First Time Filers. As noted above, a direct pay election must be made on a timely filed tax return. In the case of an applicable entity filing a tax return for the first time solely to make the direct pay election (e.g., a governmental entity that does not pay federal income tax), the Final Regulations allow such entity to choose whether to file its first tax return using its fiscal year or the calendar year, so long as the entity maintains adequate books and records, including a reconciliation of any differences between its regular books of account and the chosen taxable year. In either case, the tax return is due by the 15th day of the fifth month following the end of the taxable year, and an automatic six-month extension is granted (subject to any future guidance relating to the filing of extension requests).

Financing Investment-Related Credit Property with Grants and Forgivable Loans (Excess Benefit Rule). The Final Regulations, like the Prior Regulations, provide that if a taxpayer receives a grant or forgivable loan for the specific purpose of purchasing, constructing, reconstructing, erecting, or otherwise acquiring an investment-related credit property (a “Restricted Tax Exempt Amount”) and the sum of the Restricted Tax Exempt Amount and the amount requested under the direct pay election exceeds the project’s total cost basis (the “Excess Benefit”), the applicable credit amount will be reduced by such Excess Benefit. The Final Regulations clarify that the determination of whether a Restricted Tax Exempt Amount is received for the specific purpose of purchasing, constructing, reconstructing, erecting, or otherwise acquiring an investment-related credit property is made at the time such amount is awarded. While amounts awarded after the acquisition, construction, reconstruction or erection generally are not considered Restricted Tax Exempt Amounts, the Final Regulations treat such later-awarded amounts as Restricted Tax Exempt Amounts if (i) approval of the award was perfunctory and (ii) the amount of the award was virtually assured at the time of application. The Final Regulations also clarify that the excess benefit rule does not apply to awards that are not specifically tied to a specific project (e.g., unrestricted funds).

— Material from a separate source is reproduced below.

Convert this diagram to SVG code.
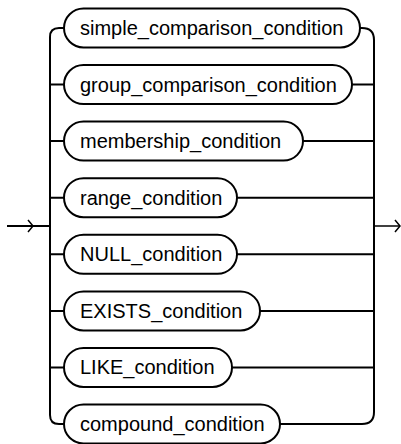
<svg xmlns="http://www.w3.org/2000/svg" width="401" height="444" viewBox="0 0 401 444">
<style>
.box{fill:#fff;stroke:#000;stroke-width:2}
.ln{fill:none;stroke:#000;stroke-width:2}
.arr{fill:none;stroke:#000;stroke-width:1.5}
text{font-family:"Liberation Sans",Arial,sans-serif;font-size:20px;fill:#000}
</style>
<rect width="401" height="444" fill="#fff"/>
<g id="connectors">
<path class="ln" d="M7,226 H50"/>
<path class="arr" d="M28,220 L33,226 L28,232"/>
<path class="ln" d="M50,37 V415"/>
<path class="ln" d="M50,37 Q50,28 59,28 H64"/>
<path class="ln" d="M50,415 Q50,424 59,424 H64"/>
<path class="ln" d="M50,84.6 H64 M50,141.1 H64 M50,197.7 H64 M50,254.3 H64 M50,310.9 H64 M50,367.4 H64"/>
<path class="ln" d="M374,40 V412"/>
<path class="ln" d="M360,28 H362 Q374,28 374,40"/>
<path class="ln" d="M280,424 H362 Q374,424 374,412"/>
<path class="ln" d="M352,84.6 H374 M303,141.1 H374 M237,197.7 H374 M237,254.3 H374 M260,310.9 H374 M232,367.4 H374"/>
<path class="arr" d="M374,226 H400"/>
<path class="arr" d="M395,220 L400,226 L395,232"/>
</g>
<g id="n1"><rect class="box" x="64" y="8.5" width="296" height="39" rx="19.5"/><text x="80" y="35">simple_comparison_condition</text></g>
<g id="n2"><rect class="box" x="64" y="65.1" width="288" height="39" rx="19.5"/><text x="80" y="91.6">group_comparison_condition</text></g>
<g id="n3"><rect class="box" x="64" y="121.6" width="239" height="39" rx="19.5"/><text x="80" y="148.1">membership_condition</text></g>
<g id="n4"><rect class="box" x="64" y="178.2" width="173" height="39" rx="19.5"/><text x="80" y="204.7">range_condition</text></g>
<g id="n5"><rect class="box" x="64" y="234.8" width="173" height="39" rx="19.5"/><text x="80" y="261.3">NULL_condition</text></g>
<g id="n6"><rect class="box" x="64" y="291.4" width="196" height="39" rx="19.5"/><text x="80" y="317.9">EXISTS_condition</text></g>
<g id="n7"><rect class="box" x="64" y="347.9" width="168" height="39" rx="19.5"/><text x="80" y="374.4">LIKE_condition</text></g>
<g id="n8"><rect class="box" x="64" y="404.5" width="216" height="39" rx="19.5"/><text x="80" y="431">compound_condition</text></g>
</svg>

Chaining Prohibition. The Final Regulations do not allow for the filing of direct pay elections for tax credits acquired by way of cash purchase under IRC Section 6418, generally on the basis that the relevant applicable entity or electing taxpayer must own the applicable credit property to which the tax credits relate. (Note: for the same reason, a direct pay election is not available for tax credits transferred to another party under IRC Section 45Q(f)(3)(B), or to a lessee pursuant to a lease pass-through election). While acknowledging that nothing in the relevant statutory provisions directly prohibits the chaining of purchased tax credits with a direct pay election, Treasury and the IRS cited concerns as to administrability and potential for fraud or abuse as reasons to deny the use of chaining. Nevertheless, as noted above, IRS Notice 2024-27 requests comments on various questions relating to chaining, including as relates to statutory interpretation of IRC Sections 6417 and 6418, potential impact on the tax credit transfer marketplace, and administrability challenges.

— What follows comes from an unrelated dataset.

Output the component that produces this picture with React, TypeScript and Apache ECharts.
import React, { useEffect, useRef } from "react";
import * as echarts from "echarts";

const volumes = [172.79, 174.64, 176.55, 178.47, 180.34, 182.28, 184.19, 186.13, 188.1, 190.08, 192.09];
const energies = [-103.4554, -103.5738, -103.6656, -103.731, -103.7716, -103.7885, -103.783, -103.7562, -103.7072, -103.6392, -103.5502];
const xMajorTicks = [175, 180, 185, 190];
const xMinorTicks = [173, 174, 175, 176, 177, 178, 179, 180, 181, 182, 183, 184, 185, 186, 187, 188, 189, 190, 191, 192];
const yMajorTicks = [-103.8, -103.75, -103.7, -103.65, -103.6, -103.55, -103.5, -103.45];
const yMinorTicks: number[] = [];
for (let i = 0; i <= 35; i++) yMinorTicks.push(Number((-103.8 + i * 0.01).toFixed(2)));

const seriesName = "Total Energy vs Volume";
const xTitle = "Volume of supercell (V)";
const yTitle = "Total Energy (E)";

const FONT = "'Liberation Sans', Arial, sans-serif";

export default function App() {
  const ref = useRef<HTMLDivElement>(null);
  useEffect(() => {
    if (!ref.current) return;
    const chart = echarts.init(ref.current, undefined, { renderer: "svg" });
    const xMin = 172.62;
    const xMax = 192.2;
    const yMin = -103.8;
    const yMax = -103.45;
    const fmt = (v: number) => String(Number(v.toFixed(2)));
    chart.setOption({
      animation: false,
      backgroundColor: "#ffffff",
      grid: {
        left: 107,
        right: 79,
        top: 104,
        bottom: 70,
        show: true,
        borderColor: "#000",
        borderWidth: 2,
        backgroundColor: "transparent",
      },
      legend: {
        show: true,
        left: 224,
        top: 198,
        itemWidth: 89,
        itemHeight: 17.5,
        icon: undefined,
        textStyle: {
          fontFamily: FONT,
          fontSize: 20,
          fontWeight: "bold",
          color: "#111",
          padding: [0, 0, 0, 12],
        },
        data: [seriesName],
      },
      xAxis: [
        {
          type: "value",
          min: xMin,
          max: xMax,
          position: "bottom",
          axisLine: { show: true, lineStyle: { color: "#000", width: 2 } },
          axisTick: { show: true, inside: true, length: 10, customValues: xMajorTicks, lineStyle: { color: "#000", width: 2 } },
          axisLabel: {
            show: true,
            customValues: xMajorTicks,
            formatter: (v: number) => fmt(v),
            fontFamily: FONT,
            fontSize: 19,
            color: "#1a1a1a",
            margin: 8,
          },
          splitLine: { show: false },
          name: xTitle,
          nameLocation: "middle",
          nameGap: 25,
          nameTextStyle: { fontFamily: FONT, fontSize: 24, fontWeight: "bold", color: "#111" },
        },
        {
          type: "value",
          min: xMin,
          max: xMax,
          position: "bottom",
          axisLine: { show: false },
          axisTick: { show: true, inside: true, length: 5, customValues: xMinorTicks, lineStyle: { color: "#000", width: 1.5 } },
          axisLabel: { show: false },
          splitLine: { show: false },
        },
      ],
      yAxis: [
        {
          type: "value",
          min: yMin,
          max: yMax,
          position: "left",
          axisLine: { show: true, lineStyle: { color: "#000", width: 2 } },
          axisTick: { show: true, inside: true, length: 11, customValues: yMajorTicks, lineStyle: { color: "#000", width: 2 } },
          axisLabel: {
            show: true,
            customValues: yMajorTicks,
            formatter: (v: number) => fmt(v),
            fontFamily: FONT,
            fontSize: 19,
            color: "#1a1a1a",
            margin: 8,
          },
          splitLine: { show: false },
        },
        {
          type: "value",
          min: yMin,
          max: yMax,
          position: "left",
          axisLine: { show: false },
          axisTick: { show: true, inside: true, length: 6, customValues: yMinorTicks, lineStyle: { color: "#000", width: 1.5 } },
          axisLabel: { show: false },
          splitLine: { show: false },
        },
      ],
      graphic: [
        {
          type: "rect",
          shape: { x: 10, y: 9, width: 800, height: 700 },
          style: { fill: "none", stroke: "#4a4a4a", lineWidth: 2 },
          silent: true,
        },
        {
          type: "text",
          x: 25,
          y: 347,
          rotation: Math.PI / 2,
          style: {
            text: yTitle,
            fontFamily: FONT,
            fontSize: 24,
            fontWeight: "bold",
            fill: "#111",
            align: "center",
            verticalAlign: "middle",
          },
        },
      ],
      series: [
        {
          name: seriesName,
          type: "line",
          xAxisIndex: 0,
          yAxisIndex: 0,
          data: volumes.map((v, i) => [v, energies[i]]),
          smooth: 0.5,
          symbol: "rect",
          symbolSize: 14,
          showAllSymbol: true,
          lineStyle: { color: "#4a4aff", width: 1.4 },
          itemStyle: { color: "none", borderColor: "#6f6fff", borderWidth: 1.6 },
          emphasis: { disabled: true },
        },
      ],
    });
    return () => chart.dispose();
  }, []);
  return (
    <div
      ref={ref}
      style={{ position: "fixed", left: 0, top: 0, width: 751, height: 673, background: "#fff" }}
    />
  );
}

Partnership Election Out. The Final Regulations follow the Prior Regulations in providing that a partnership or S corporation is not considered an applicable entity eligible to make a direct pay election, even if all or some of its members are applicable entities. A partnership or S corporation can be an electing taxpayer, however, for those tax credits (i.e., those under IRC sections 45Q, 45V and 45X) for which a direct pay election can be made for a single five-year period. The inability of applicable entities to access direct payments through a partnership was viewed by many as a major disappointment when the Prior Regulations were issued. Here, the 761 Proposed Regulations provide a possible avenue for applicable entities to access direct pay through joint ownership arrangements that may constitute partnerships for federal income tax purposes, albeit in limited situations. Specifically, an election out from partnership classification would be available under the 761 Proposed Regulations where: (i) an unincorporated organization is owned at least partially by an applicable entity; (ii) the members of the organization enter into a joint operating agreement in which the members reserve the right separately to take in kind or dispose of their pro rata shares of the electricity produced, extracted or used, or any associated renewable energy credits or similar credits; (iii) pursuant to the joint operating agreement, the unincorporated organization operates exclusively to produce electricity from its applicable credit property and with respect to which one or more of the qualifying tax credits is determined; and (iv) one or more of the applicable entities makes a direct pay election with respect to such tax credits. As this “election out” is available only for joint ownership arrangements related to electricity production, only those tax credits related to electricity generation facilities would be accessible under the 761 Proposed Regulations.

Final Points
As described above, the Final Regulations and associated 761 Proposed Regulations include some helpful changes to the Prior Regulations, but do not address other issues raised in comments submitted to Treasury and the IRS. Notably, in the preamble to the Final Regulations, Treasury and the IRS declined to provide guidance on specific timeframes for the processing of direct payments, or for the possibility of accelerated direct payments in advance of the filing of tax returns for the relevant taxable years. The Final Regulations generally apply to taxable years ending on or after March 11, 2024, but taxpayers are permitted to apply the Final Regulations to prior taxable years provided the Final Regulations are applied in their entirety and in a consistent manner. The 761 Proposed Regulations are proposed to apply to taxable years ending on or after March 11, 2024. Comments on the 761 Proposed Regulations are invited until May 10, 2024. Comments under IRS Notice 2024-27 should be submitted by December 1, 2024.